┌─ Record excerpts

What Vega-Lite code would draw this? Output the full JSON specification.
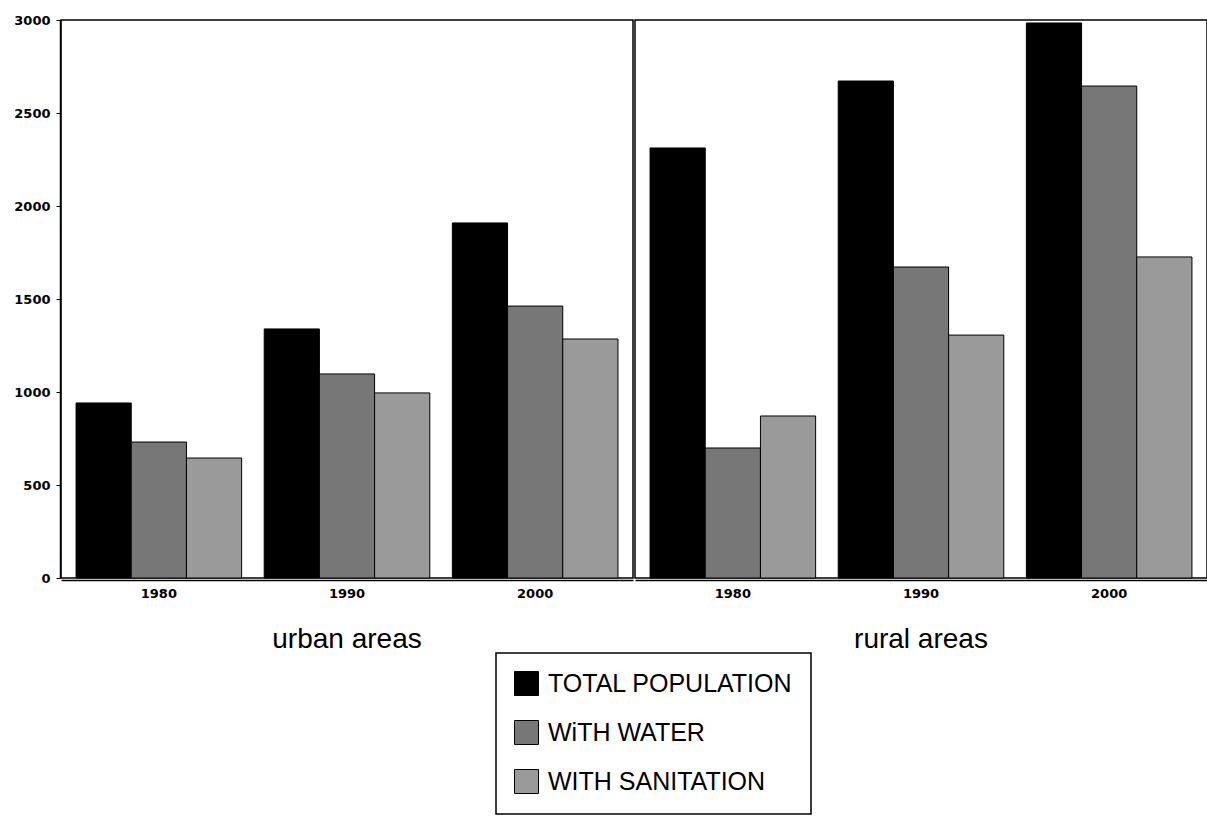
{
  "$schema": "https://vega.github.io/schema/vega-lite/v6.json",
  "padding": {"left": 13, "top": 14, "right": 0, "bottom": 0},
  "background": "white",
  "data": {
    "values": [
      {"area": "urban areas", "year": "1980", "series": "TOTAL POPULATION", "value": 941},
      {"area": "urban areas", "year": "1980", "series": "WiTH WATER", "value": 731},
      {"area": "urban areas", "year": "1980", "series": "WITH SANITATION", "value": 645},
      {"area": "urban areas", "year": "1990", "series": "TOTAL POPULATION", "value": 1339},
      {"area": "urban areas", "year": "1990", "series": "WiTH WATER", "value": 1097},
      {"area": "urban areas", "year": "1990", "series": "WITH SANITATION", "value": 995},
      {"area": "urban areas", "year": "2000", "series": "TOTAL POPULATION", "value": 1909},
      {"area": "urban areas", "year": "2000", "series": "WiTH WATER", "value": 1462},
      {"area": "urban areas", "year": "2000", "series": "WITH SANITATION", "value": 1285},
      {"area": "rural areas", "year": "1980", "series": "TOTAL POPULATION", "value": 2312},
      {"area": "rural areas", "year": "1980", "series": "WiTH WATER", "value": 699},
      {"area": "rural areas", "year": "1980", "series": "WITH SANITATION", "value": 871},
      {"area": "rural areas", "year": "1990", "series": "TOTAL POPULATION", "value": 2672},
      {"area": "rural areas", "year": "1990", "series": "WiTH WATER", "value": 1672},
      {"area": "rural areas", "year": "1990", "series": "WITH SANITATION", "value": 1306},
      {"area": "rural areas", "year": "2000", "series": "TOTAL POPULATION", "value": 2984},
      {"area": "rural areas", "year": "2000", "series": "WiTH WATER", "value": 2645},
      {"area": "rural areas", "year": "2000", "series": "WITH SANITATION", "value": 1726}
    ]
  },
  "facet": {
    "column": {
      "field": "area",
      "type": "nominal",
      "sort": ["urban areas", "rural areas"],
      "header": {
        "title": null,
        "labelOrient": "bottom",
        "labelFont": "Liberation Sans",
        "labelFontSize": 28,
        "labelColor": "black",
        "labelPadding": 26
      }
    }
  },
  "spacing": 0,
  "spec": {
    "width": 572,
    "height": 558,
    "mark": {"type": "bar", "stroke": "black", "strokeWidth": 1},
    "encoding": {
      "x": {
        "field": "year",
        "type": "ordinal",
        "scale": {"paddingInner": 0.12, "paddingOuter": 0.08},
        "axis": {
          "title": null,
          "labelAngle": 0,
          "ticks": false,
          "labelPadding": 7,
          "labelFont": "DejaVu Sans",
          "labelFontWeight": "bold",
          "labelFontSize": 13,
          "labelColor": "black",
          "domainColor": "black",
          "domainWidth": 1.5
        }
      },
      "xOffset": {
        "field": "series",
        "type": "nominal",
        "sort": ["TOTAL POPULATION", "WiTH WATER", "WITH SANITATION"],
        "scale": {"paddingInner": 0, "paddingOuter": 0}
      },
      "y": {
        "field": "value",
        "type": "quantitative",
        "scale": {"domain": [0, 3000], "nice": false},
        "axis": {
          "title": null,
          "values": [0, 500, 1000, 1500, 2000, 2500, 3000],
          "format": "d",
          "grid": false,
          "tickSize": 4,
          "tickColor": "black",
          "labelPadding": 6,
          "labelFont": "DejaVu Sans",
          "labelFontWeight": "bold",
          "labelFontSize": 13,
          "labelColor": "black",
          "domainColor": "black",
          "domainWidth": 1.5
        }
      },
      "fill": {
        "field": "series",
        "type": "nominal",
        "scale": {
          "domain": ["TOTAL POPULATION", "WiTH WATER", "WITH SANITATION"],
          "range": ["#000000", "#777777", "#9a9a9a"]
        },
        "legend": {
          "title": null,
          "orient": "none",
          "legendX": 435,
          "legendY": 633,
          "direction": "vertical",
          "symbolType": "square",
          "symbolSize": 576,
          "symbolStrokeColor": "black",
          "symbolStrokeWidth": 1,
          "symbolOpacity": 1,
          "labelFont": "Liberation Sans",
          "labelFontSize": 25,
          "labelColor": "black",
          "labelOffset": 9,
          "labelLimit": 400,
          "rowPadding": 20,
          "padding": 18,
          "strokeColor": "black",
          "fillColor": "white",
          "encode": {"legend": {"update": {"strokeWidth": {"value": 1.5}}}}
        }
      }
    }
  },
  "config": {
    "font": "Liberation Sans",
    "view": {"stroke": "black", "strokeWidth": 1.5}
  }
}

└─
┌─ Record excerpts

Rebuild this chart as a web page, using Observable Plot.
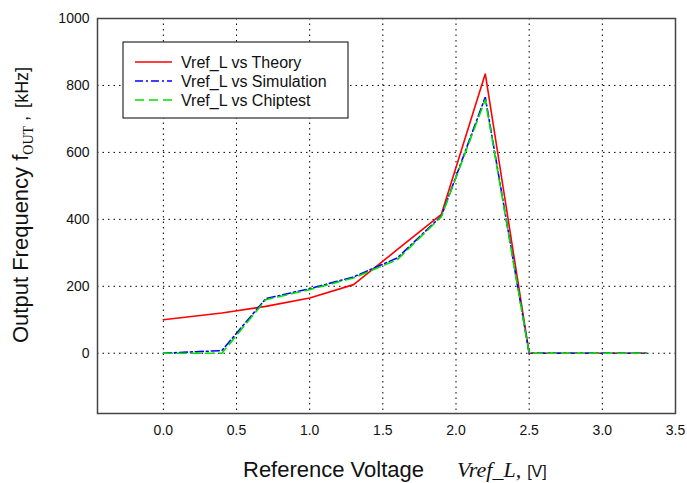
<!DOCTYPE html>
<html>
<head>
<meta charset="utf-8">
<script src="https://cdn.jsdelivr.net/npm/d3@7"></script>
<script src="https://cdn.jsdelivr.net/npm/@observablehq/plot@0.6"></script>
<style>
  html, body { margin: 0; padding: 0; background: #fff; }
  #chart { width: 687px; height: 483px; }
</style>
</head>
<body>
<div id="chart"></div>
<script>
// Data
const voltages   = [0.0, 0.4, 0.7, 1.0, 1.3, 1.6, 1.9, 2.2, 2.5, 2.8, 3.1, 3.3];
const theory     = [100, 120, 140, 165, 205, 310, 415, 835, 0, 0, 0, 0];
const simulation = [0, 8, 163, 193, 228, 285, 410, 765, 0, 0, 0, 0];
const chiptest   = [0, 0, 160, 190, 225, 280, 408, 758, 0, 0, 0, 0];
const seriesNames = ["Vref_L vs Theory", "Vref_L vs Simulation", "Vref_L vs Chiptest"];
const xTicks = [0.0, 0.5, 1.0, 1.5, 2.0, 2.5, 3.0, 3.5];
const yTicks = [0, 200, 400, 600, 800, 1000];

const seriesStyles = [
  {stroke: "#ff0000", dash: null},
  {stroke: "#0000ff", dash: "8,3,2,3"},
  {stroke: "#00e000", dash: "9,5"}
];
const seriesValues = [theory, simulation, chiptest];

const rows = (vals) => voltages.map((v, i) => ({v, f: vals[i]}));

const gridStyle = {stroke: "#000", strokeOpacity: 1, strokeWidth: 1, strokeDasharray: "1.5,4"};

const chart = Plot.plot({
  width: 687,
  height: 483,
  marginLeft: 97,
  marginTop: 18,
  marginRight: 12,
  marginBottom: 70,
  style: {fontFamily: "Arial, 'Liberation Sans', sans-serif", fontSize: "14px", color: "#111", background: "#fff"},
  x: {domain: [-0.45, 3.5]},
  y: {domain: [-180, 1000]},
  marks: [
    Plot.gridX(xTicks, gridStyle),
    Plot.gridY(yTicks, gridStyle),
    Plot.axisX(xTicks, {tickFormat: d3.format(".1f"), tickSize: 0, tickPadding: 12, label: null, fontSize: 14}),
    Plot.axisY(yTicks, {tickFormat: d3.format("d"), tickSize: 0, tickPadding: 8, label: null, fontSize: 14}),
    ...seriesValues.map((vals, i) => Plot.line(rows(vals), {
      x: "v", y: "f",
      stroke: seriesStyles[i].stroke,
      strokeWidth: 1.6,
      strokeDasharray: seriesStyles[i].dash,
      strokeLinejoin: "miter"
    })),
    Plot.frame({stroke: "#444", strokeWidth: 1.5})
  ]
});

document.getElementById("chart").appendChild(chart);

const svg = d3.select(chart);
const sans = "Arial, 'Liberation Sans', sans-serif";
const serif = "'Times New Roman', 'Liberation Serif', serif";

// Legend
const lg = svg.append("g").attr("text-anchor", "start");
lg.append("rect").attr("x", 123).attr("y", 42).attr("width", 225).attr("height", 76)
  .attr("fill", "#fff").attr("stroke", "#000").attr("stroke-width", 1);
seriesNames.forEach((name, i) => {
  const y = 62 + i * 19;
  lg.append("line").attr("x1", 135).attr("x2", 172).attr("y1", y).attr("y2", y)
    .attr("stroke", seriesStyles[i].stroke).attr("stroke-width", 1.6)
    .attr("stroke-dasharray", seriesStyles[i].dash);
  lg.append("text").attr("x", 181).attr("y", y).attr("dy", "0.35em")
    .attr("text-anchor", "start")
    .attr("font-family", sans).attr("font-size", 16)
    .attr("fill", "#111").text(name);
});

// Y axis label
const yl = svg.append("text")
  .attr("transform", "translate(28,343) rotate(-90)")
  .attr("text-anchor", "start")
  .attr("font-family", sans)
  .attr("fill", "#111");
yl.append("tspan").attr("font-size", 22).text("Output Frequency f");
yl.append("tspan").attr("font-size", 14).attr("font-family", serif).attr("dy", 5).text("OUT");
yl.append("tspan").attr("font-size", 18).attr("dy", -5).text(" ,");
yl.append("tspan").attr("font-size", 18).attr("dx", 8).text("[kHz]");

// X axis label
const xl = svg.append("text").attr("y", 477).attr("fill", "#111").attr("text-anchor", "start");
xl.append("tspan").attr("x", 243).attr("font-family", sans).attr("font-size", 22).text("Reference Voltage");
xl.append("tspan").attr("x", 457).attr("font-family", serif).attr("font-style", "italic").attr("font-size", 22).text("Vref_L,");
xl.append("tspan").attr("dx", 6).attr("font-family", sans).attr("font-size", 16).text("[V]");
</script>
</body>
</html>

└─
┌─ Record excerpts

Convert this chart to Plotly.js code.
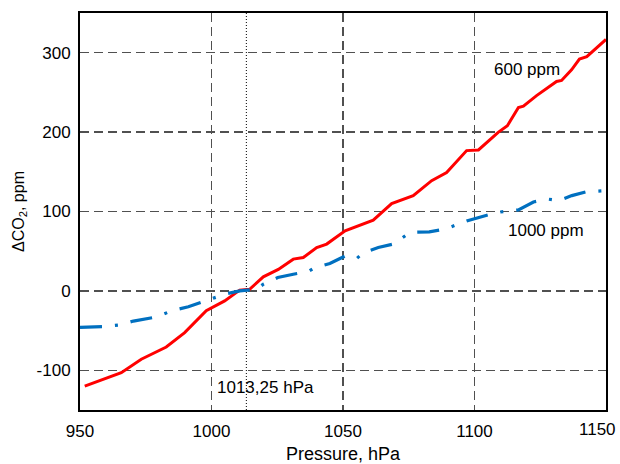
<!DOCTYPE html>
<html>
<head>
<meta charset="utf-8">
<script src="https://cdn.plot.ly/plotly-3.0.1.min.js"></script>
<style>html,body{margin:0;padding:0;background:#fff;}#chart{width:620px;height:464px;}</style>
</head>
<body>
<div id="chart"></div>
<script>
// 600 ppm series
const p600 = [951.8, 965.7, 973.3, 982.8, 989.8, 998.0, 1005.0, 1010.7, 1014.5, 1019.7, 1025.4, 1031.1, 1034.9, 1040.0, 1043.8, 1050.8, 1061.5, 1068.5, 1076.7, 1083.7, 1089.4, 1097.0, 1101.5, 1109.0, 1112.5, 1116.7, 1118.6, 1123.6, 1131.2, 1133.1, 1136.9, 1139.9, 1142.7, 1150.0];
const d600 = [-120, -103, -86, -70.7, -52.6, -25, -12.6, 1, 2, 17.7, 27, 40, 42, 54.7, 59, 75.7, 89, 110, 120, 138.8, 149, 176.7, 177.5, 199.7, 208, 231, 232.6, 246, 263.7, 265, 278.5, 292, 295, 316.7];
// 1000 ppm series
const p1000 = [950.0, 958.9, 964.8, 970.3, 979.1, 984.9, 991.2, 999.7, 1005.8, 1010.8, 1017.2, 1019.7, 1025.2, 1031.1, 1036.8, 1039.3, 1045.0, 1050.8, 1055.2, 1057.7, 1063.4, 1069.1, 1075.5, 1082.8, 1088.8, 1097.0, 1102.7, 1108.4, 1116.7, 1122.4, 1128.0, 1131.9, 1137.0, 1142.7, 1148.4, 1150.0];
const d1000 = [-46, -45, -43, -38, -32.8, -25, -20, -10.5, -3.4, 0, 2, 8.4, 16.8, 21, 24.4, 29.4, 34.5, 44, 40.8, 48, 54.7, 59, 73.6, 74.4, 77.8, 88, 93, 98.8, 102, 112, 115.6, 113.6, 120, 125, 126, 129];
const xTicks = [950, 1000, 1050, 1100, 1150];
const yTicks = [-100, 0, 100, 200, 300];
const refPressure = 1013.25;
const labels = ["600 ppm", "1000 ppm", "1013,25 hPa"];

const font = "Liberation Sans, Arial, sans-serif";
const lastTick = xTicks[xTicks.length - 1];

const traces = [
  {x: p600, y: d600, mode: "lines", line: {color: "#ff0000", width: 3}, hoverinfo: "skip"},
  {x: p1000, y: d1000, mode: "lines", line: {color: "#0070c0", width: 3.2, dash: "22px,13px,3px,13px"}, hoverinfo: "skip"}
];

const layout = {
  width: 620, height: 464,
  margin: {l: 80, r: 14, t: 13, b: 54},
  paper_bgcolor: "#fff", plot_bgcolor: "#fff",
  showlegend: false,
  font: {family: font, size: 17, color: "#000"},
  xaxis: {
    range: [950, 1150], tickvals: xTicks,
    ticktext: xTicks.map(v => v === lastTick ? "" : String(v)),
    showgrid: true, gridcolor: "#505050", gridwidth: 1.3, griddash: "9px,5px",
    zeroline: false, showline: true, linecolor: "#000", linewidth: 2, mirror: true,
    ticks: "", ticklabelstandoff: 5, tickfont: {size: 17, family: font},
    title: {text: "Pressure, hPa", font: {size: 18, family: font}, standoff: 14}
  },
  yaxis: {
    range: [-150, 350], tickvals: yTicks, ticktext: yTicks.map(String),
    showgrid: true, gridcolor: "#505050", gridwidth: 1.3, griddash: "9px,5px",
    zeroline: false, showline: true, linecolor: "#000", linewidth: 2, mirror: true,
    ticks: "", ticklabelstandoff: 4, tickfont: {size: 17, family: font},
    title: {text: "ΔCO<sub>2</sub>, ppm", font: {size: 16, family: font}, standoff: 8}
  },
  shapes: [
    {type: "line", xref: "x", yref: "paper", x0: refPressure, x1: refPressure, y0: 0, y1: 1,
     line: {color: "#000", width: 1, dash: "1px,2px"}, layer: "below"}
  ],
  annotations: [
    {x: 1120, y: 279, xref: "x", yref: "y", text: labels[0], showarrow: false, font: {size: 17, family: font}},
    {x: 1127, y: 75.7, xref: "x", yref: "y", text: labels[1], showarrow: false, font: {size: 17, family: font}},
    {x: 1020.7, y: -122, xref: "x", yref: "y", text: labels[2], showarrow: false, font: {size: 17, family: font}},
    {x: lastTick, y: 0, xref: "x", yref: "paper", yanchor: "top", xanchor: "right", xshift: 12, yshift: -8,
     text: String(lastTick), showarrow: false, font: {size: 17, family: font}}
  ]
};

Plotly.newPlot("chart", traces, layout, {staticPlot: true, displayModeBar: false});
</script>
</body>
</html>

└─

- _Challenge_: State the count of lines that contain the string "Output". Nothing else is needed.

- _Answer in full_: 2